Rencontre avec le premier tatoueur de France.
Bruno
Cuzzicoli désormais jeune octogénaire honora de sa présence le
deuxième festival. L’homme fut un pionnier dans l’art de
l’encrage. Il fut le premier à poser une enseigne de tatoueur au
fronton d’une échoppe. Le premier en tout ce qui concerne cette
profession. L’entretien s’est tenu au sortir de la conférence
qui lui rendit hommage et lui accorda la paternité du tatouage
moderne. Rencontre au débotté entre deux véhicules d’un autre
temps notamment une jeep de 1943. « Ce que je pense d’une
telle manifestation comme ce festival de tatouage, c’est une pure
folie que d’avoir inventé une telle réunion. Il a fallu un grand
courage, de l’inconscience et de l’intelligence pour mobiliser
ainsi un village, toute une région... L’organisateur c’est un
sacré gars. Il fait un coup magistral. Des petits mecs comme lui il
en faut, pas seulement dans le tatouage pour faire avancer les
choses... C’est toujours par pure folie que les choses se font et
changent les mentalités... Mon émotion pendant la conférence
n’était pas due aux 150 participants, mais le fait que l’on
m’accorde la paternité du tatouage moderne. Tous ces jeunes,
toutes ces vedettes qui vous disent que je les ai inspirés dans leur
passion, leur profession, ça vous étreint et vous chialez de
respect. C’est pareil pour tout le monde... Ce que j’ai fait
c’est par simple passion avec l’inconscience de la jeunesse. Je
n’ai jamais rien revendiqué... Le tatouage moderne cinquante ans
plus tard a évolué, aujourd’hui pour peu que vous ayez un
employeur intelligent face à vous, si vous avez un tatouage ce ne
sera pas une mauvaise raison
pour ne pas vous embaucher. Un patron
tolère un employé tatoué... La vie, enfin ma vie a invariablement
tourné autour des trois mêmes points : la recherche d'autre
chose, l’insouciance, la curiosité, pour moi ce fut le tatouage...

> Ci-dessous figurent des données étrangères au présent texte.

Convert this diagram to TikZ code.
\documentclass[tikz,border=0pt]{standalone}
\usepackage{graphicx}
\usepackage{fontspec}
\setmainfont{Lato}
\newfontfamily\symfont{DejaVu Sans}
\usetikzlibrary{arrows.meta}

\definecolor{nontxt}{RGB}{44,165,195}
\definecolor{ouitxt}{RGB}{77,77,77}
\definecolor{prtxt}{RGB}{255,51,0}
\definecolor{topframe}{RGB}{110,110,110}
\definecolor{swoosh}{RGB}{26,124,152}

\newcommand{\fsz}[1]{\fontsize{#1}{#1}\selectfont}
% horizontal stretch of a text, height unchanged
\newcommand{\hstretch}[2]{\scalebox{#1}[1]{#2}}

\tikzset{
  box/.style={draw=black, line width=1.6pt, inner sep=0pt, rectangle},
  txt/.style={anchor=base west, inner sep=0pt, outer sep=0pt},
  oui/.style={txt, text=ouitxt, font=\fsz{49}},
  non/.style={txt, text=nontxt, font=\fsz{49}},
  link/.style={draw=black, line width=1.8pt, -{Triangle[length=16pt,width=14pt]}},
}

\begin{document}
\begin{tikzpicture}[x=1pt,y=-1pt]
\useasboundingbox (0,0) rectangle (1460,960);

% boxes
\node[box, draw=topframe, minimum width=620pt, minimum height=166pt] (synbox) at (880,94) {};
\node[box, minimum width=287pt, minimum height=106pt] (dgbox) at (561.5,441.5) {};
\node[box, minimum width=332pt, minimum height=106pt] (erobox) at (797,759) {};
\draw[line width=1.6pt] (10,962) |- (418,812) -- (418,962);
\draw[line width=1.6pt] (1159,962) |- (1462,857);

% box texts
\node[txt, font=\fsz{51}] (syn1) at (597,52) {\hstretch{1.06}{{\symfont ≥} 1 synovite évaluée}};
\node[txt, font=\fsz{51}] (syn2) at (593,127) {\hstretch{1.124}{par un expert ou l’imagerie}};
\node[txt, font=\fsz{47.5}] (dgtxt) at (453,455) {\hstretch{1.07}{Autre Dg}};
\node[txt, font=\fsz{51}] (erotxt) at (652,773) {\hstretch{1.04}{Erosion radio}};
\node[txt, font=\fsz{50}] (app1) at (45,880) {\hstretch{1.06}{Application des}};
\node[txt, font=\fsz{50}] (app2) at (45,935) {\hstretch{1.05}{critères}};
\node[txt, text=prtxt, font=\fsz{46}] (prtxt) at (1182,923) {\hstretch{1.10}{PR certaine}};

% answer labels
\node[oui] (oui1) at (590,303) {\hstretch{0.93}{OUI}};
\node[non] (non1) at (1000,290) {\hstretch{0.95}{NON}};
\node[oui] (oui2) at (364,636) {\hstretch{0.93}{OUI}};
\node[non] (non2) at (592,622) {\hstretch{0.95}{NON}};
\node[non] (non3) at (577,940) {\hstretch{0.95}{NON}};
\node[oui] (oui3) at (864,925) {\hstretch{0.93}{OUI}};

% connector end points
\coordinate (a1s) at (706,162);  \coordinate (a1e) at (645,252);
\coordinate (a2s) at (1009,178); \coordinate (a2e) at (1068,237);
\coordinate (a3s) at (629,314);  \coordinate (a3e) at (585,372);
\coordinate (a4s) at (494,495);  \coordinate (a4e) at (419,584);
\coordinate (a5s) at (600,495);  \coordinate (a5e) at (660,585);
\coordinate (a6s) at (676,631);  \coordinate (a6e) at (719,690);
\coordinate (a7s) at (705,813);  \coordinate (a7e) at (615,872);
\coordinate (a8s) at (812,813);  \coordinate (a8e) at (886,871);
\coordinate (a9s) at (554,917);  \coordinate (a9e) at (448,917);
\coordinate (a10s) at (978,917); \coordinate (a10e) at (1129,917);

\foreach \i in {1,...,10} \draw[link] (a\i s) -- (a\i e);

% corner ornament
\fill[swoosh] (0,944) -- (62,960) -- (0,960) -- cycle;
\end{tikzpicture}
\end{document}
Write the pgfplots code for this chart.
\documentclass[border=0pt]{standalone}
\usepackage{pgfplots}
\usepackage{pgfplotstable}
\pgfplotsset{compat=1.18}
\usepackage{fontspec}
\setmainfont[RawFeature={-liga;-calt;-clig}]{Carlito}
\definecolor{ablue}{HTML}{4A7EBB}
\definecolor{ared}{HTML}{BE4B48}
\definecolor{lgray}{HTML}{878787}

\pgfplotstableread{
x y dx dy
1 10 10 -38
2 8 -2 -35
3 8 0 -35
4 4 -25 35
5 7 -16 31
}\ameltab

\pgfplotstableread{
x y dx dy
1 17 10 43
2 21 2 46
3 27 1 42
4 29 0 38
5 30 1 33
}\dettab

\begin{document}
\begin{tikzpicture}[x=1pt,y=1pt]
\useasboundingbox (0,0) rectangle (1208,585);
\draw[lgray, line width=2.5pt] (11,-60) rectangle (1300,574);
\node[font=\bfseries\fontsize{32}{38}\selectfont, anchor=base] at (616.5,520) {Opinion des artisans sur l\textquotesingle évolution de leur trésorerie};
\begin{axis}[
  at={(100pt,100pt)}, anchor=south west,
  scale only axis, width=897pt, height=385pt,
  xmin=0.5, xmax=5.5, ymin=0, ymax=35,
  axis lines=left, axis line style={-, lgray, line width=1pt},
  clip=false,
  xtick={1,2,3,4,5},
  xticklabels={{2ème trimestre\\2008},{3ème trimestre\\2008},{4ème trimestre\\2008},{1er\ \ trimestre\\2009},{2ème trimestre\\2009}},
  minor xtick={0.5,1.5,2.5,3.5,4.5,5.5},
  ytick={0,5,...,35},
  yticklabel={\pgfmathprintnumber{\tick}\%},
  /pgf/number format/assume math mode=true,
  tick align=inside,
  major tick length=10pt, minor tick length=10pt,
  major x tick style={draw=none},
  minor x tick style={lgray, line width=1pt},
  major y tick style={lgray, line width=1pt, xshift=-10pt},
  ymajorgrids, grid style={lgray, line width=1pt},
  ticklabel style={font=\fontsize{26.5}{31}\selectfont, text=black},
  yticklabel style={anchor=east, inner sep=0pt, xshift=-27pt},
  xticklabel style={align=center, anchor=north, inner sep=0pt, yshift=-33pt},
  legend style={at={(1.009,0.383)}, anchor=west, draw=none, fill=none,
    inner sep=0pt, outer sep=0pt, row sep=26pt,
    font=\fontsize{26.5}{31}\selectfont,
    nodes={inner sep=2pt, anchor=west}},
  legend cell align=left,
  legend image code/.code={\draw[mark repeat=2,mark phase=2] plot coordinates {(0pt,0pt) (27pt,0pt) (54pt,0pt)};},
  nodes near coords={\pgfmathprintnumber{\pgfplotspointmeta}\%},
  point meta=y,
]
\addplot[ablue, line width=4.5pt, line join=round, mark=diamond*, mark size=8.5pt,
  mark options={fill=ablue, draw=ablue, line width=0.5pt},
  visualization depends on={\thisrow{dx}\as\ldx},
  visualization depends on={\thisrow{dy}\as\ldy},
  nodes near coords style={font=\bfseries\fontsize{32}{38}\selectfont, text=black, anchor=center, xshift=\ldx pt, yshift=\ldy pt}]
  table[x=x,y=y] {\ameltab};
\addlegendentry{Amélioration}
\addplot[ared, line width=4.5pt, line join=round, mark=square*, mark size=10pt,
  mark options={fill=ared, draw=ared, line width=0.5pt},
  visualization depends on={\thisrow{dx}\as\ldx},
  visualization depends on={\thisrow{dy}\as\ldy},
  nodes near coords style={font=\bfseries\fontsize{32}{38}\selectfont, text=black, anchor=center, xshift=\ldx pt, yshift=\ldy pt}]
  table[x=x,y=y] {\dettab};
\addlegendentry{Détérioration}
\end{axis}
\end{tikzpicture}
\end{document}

Et ce que j’ai le mieux réussi ça vous étonnera sans doute c’est
mon mariage, mes épousailles... » Il aura à ce moment-là
un regard complice vers son épouse à quelques mètres de nous. Elle
même originaire du Nord Aveyron, connaît Chaudes-Aigues depuis
l'enfance. Il détournera la conversation vers la Jeep toute proche,
félicitera « le gamin » qui l’a retapé « Lui
aussi est inconscient en réparant cette voiture dont je me suis
servi en Algérie. Pour moi c’est inconduisible un truc pareil...
C’était la guerre. » Notre entretien s’arrêtera là,
la rançon de la gloire l’appelle. Monsieur Bruno, drôle de
bonhomme avec une philosophie singulière qui l’a amené au
tatouage après avoir donné dans la pomme de terre... « Intermittent
de la patate » comme il se plaît à le répéter. Après
ce parcours on ne peut qu'adhérer à l'hommage rendu... P.P.